Irish relations with the United States and Europe changed. Physical
force advocates began to look to the Irish population of the United States instead
of Europe because of the support received for the rebellion.
All of the leaders of
the 1848 Rebellion, except Charles Gavan Duffy, were exiled from Ireland.
Many participants left the island too, including James Stephens, Thomas Clark
Luby, John O’Mahony, and Jeremiah O’Donovan Rossa, who became leaders of
the Fenien movement (also know as the Irish Republican Brotherhood) in 1858.

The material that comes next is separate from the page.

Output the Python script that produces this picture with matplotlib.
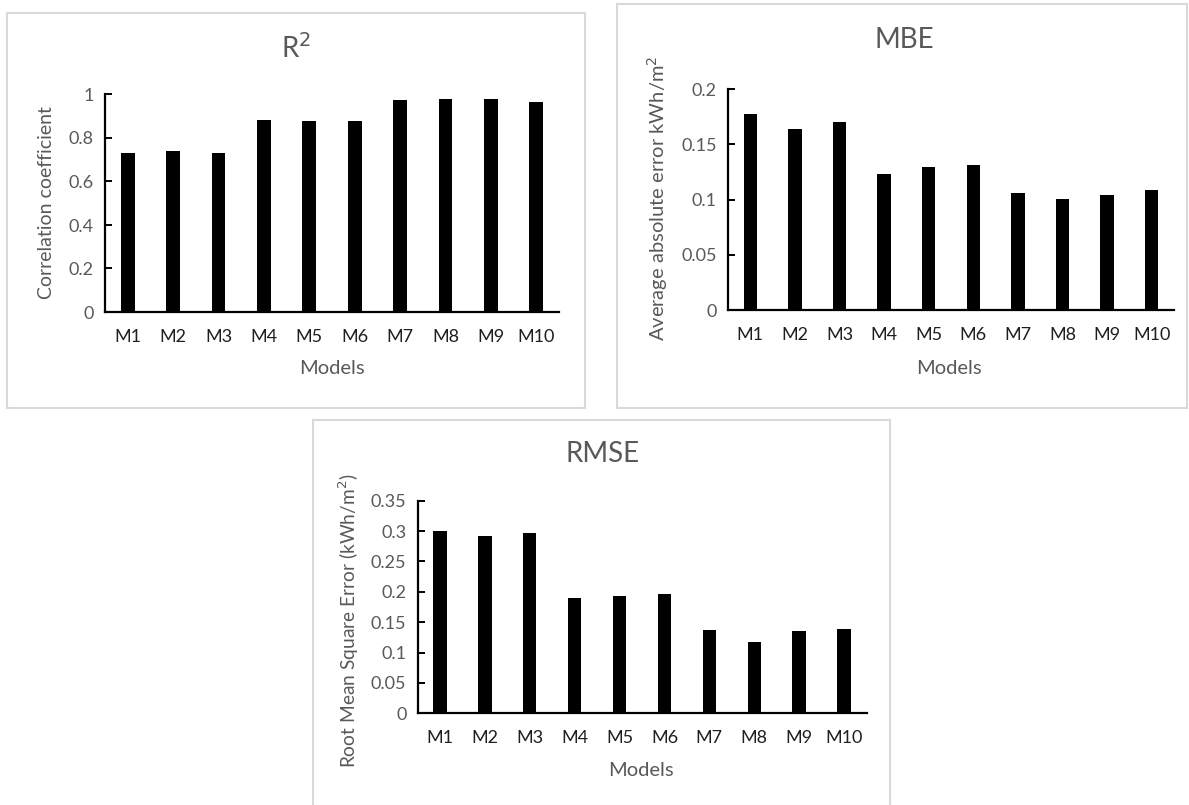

It was in the United States that O’Mahony founded the Fenien movement. The
greatest significance of the Young Ireland rising of 1848 was that it revived the
use of physical force in the fight for independence from England. For forty years
prior to 1848, peaceful constitutional means had been the only way Irish
separatists had dealt with England.
England was not immune from the discontent and insurrection that raged through Europe in 1848. The Irish population was very unhappy with the English for a variety of reasons: government apathy during the famine, the system of landlord-tenant society and economy, and not allowing them to have any form of self-government. This discontent led to an attempt by Young Ireland to oust English government from Ireland, but the movement had such poor leadership and support that it had no chance of success. Lack of planning, resources, foreign support, mass support, church support, and no military leadership doomed the rebellion before it started. The rising was important, though, in that it revived the use of violence in obtaining Irish independence and influenced participants, such as Stephens and O’Mahony, to carry on what Young Ireland started in 1848.